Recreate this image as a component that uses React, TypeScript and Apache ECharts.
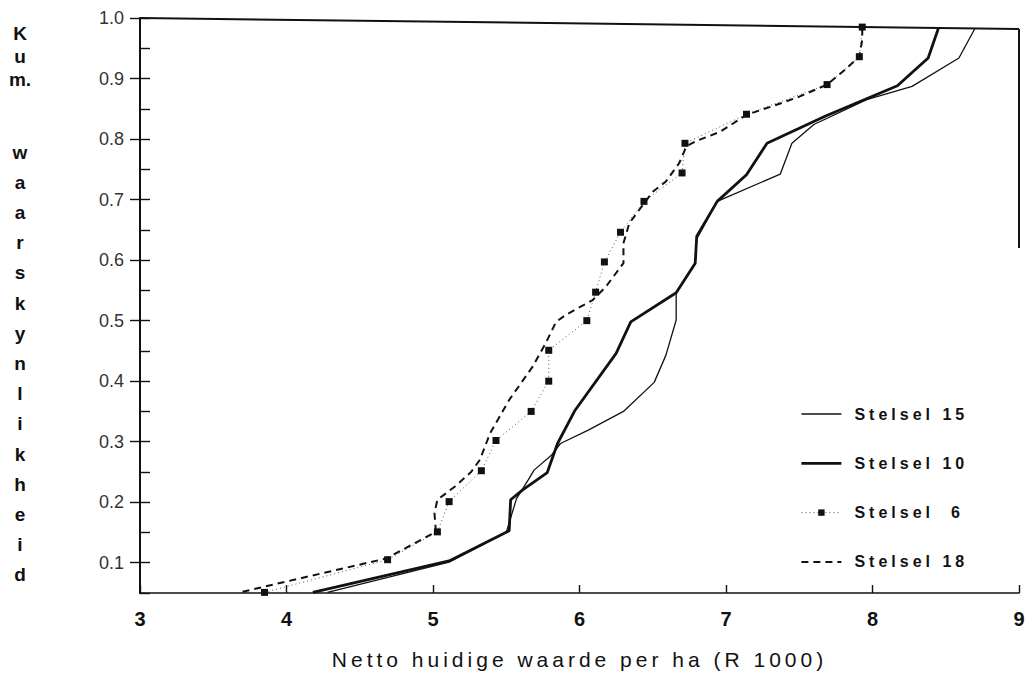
import React, { useEffect, useRef } from "react";
import * as echarts from "echarts";

const xTicks = [3, 4, 5, 6, 7, 8, 9];
const yLabelValues = [0.1, 0.2, 0.3, 0.4, 0.5, 0.6, 0.7, 0.8, 0.9, 1.0];

const seriesNames = ["Stelsel 15", "Stelsel 10", "Stelsel  6", "Stelsel 18"];

const s15x = [4.28, 5.11, 5.5, 5.57, 5.65, 5.69, 5.81, 5.87, 6.06, 6.3, 6.51, 6.59, 6.66, 6.66, 6.79, 6.8, 6.94, 7.37, 7.45, 7.6, 7.96, 8.27, 8.59, 8.7];
const s15y = [0.051, 0.101, 0.15, 0.206, 0.237, 0.253, 0.278, 0.297, 0.319, 0.35, 0.398, 0.443, 0.501, 0.546, 0.595, 0.635, 0.697, 0.742, 0.793, 0.824, 0.865, 0.887, 0.934, 0.983];

const s10x = [4.18, 5.11, 5.52, 5.53, 5.61, 5.78, 5.85, 5.97, 6.25, 6.35, 6.66, 6.79, 6.8, 6.94, 7.14, 7.28, 7.68, 8.17, 8.38, 8.45];
const s10y = [0.051, 0.103, 0.153, 0.204, 0.22, 0.249, 0.297, 0.352, 0.446, 0.498, 0.546, 0.595, 0.639, 0.697, 0.741, 0.793, 0.838, 0.888, 0.934, 0.983];

const s6x = [3.85, 4.69, 5.03, 5.11, 5.33, 5.43, 5.67, 5.79, 5.79, 6.05, 6.11, 6.17, 6.28, 6.44, 6.7, 6.72, 7.14, 7.69, 7.91, 7.93];
const s6y = [0.051, 0.105, 0.151, 0.201, 0.252, 0.302, 0.35, 0.4, 0.451, 0.5, 0.547, 0.597, 0.646, 0.697, 0.744, 0.793, 0.841, 0.89, 0.936, 0.985];

const s18x = [3.7, 4.0, 4.68, 5.02, 5.01, 5.03, 5.15, 5.26, 5.32, 5.39, 5.52, 5.68, 5.77, 5.84, 5.91, 6.09, 6.18, 6.3, 6.3, 6.34, 6.5, 6.59, 6.68, 6.73, 6.8, 6.96, 7.14, 7.35, 7.5, 7.69, 7.8, 7.91, 7.93, 7.93];
const s18y = [0.052, 0.069, 0.107, 0.151, 0.182, 0.204, 0.226, 0.25, 0.27, 0.314, 0.369, 0.424, 0.463, 0.498, 0.51, 0.534, 0.556, 0.595, 0.628, 0.661, 0.713, 0.73, 0.76, 0.788, 0.797, 0.812, 0.84, 0.857, 0.87, 0.89, 0.912, 0.936, 0.964, 0.985];

const xTitle = "Netto huidige waarde per ha (R 1000)";
const yTitleTop = "K\nu\nm.";
const yTitleBottom = "w\na\na\nr\ns\nk\ny\nn\nl\ni\nk\nh\ne\ni\nd";

const zip = (xs: number[], ys: number[]) => xs.map((x, i) => [x, ys[i]]);

export default function App() {
  const ref = useRef<HTMLDivElement>(null);
  useEffect(() => {
    if (!ref.current) return;
    const chart = echarts.init(ref.current, undefined, { renderer: "svg" });
    const ink = "#111";
    const hidden = { color: "rgba(0,0,0,0)", borderColor: "rgba(0,0,0,0)", borderWidth: 0 };
    const yAxisBase = { type: "value", min: 0.05, max: 1.0, interval: 0.05, splitLine: { show: false } };
    chart.setOption({
      animation: false,
      backgroundColor: "#fff",
      grid: { left: 140, right: 9, top: 18, bottom: 84 },
      legend: {
        orient: "vertical",
        left: 795,
        top: 401,
        itemWidth: 40,
        itemHeight: 8,
        itemGap: 33.3,
        selectedMode: false,
        data: [
          { name: seriesNames[0], itemStyle: hidden, lineStyle: { width: 1.3, color: ink } },
          { name: seriesNames[1], itemStyle: hidden, lineStyle: { width: 2.8, color: ink } },
          { name: seriesNames[2], lineStyle: { width: 1, color: "#555", type: [1, 3] } },
          { name: seriesNames[3], itemStyle: hidden, lineStyle: { width: 2, color: ink, type: [7, 5] } },
        ],
        textStyle: { fontFamily: "Liberation Sans", fontWeight: "bold", fontSize: 16, color: ink, padding: [0, 0, 0, 8] },
      },
      xAxis: {
        type: "value",
        min: 3,
        max: 9,
        interval: 1,
        splitLine: { show: false },
        axisLine: { lineStyle: { color: ink, width: 1.6 } },
        axisTick: { inside: true, length: 8, lineStyle: { color: ink, width: 1.4 } },
        axisLabel: {
          margin: 16,
          fontFamily: "Liberation Sans",
          fontWeight: "bold",
          fontSize: 20,
          color: ink,
          formatter: (v: number) => (xTicks.includes(Math.round(v)) ? String(Math.round(v)) : ""),
        },
        name: xTitle,
        nameLocation: "middle",
        nameGap: 56,
        nameTextStyle: { fontFamily: "Liberation Sans", fontSize: 21, color: ink },
      },
      yAxis: [
        {
          ...yAxisBase,
          axisLine: { show: true, lineStyle: { color: ink, width: 2 } },
          axisTick: { show: true, inside: true, length: 10, lineStyle: { color: ink, width: 1.4 } },
          axisLabel: {
            margin: 16,
            fontFamily: "Liberation Sans",
            fontSize: 18,
            color: "#333",
            formatter: (v: number) => {
              const r = Math.round(v * 100);
              return r % 10 === 0 ? (r / 100).toFixed(1) : "";
            },
          },
        },
        {
          ...yAxisBase,
          position: "left",
          axisLine: { show: false },
          axisLabel: { show: false },
          axisTick: { show: true, inside: false, length: 10, customValues: yLabelValues, lineStyle: { color: ink, width: 1.4 } },
        },
      ],
      graphic: [
        { type: "text", x: 20, y: 22, style: { text: yTitleTop, textAlign: "center", textVerticalAlign: "top", font: 'bold 19px "Liberation Sans"', lineHeight: 23, fill: ink } },
        { type: "text", x: 20, y: 137, style: { text: yTitleBottom, textAlign: "center", textVerticalAlign: "top", font: 'bold 19px "Liberation Sans"', lineHeight: 30.2, fill: ink } },
      ],
      series: [
        {
          name: seriesNames[0],
          type: "line",
          data: zip(s15x, s15y),
          symbol: "none",
          lineStyle: { color: ink, width: 1.3 },
          itemStyle: { color: ink },
          markLine: {
            silent: true,
            symbol: ["none", "none"],
            label: { show: false },
            lineStyle: { color: ink, width: 2, type: "solid" },
            data: [
              [{ coord: [3, 1.0] }, { coord: [9, 0.982] }],
              [{ coord: [9, 0.982] }, { coord: [9, 0.62] }],
            ],
          },
        },
        {
          name: seriesNames[1],
          type: "line",
          data: zip(s10x, s10y),
          symbol: "none",
          lineStyle: { color: ink, width: 2.8 },
          itemStyle: { color: ink },
        },
        {
          name: seriesNames[2],
          type: "line",
          data: zip(s6x, s6y),
          symbol: "rect",
          symbolSize: 7,
          showSymbol: true,
          lineStyle: { color: "#555", width: 1, type: [1, 3] },
          itemStyle: { color: ink },
        },
        {
          name: seriesNames[3],
          type: "line",
          data: zip(s18x, s18y),
          symbol: "none",
          lineStyle: { color: ink, width: 2, type: [7, 5] },
          itemStyle: { color: ink },
        },
      ],
    });
    return () => chart.dispose();
  }, []);
  return (
    <>
      <style>{`#chart text[style*="16px"], #chart text[style*="21px"], #chart text[font-size="16px"], #chart text[font-size="21px"] { letter-spacing: 4px; }`}</style>
      <div id="chart" ref={ref} style={{ position: "fixed", left: 0, top: 0, width: 1028, height: 677 }} />
    </>
  );
}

PROBLEM DETAILS:
Begin at the top of the material above and output each line exactly, stopping after the line that holds "const zip = (xs: number[], ys: number[])". Leave out pictures.

TASK RESPONSE:
Recreate this image as a component that uses React, TypeScript and Apache ECharts.
import React, { useEffect, useRef } from "react";
import * as echarts from "echarts";

const xTicks = [3, 4, 5, 6, 7, 8, 9];
const yLabelValues = [0.1, 0.2, 0.3, 0.4, 0.5, 0.6, 0.7, 0.8, 0.9, 1.0];

const seriesNames = ["Stelsel 15", "Stelsel 10", "Stelsel  6", "Stelsel 18"];

const s15x = [4.28, 5.11, 5.5, 5.57, 5.65, 5.69, 5.81, 5.87, 6.06, 6.3, 6.51, 6.59, 6.66, 6.66, 6.79, 6.8, 6.94, 7.37, 7.45, 7.6, 7.96, 8.27, 8.59, 8.7];
const s15y = [0.051, 0.101, 0.15, 0.206, 0.237, 0.253, 0.278, 0.297, 0.319, 0.35, 0.398, 0.443, 0.501, 0.546, 0.595, 0.635, 0.697, 0.742, 0.793, 0.824, 0.865, 0.887, 0.934, 0.983];

const s10x = [4.18, 5.11, 5.52, 5.53, 5.61, 5.78, 5.85, 5.97, 6.25, 6.35, 6.66, 6.79, 6.8, 6.94, 7.14, 7.28, 7.68, 8.17, 8.38, 8.45];
const s10y = [0.051, 0.103, 0.153, 0.204, 0.22, 0.249, 0.297, 0.352, 0.446, 0.498, 0.546, 0.595, 0.639, 0.697, 0.741, 0.793, 0.838, 0.888, 0.934, 0.983];

const s6x = [3.85, 4.69, 5.03, 5.11, 5.33, 5.43, 5.67, 5.79, 5.79, 6.05, 6.11, 6.17, 6.28, 6.44, 6.7, 6.72, 7.14, 7.69, 7.91, 7.93];
const s6y = [0.051, 0.105, 0.151, 0.201, 0.252, 0.302, 0.35, 0.4, 0.451, 0.5, 0.547, 0.597, 0.646, 0.697, 0.744, 0.793, 0.841, 0.89, 0.936, 0.985];

const s18x = [3.7, 4.0, 4.68, 5.02, 5.01, 5.03, 5.15, 5.26, 5.32, 5.39, 5.52, 5.68, 5.77, 5.84, 5.91, 6.09, 6.18, 6.3, 6.3, 6.34, 6.5, 6.59, 6.68, 6.73, 6.8, 6.96, 7.14, 7.35, 7.5, 7.69, 7.8, 7.91, 7.93, 7.93];
const s18y = [0.052, 0.069, 0.107, 0.151, 0.182, 0.204, 0.226, 0.25, 0.27, 0.314, 0.369, 0.424, 0.463, 0.498, 0.51, 0.534, 0.556, 0.595, 0.628, 0.661, 0.713, 0.73, 0.76, 0.788, 0.797, 0.812, 0.84, 0.857, 0.87, 0.89, 0.912, 0.936, 0.964, 0.985];

const xTitle = "Netto huidige waarde per ha (R 1000)";
const yTitleTop = "K\nu\nm.";
const yTitleBottom = "w\na\na\nr\ns\nk\ny\nn\nl\ni\nk\nh\ne\ni\nd";

const zip = (xs: number[], ys: number[]) => xs.map((x, i) => [x, ys[i]]);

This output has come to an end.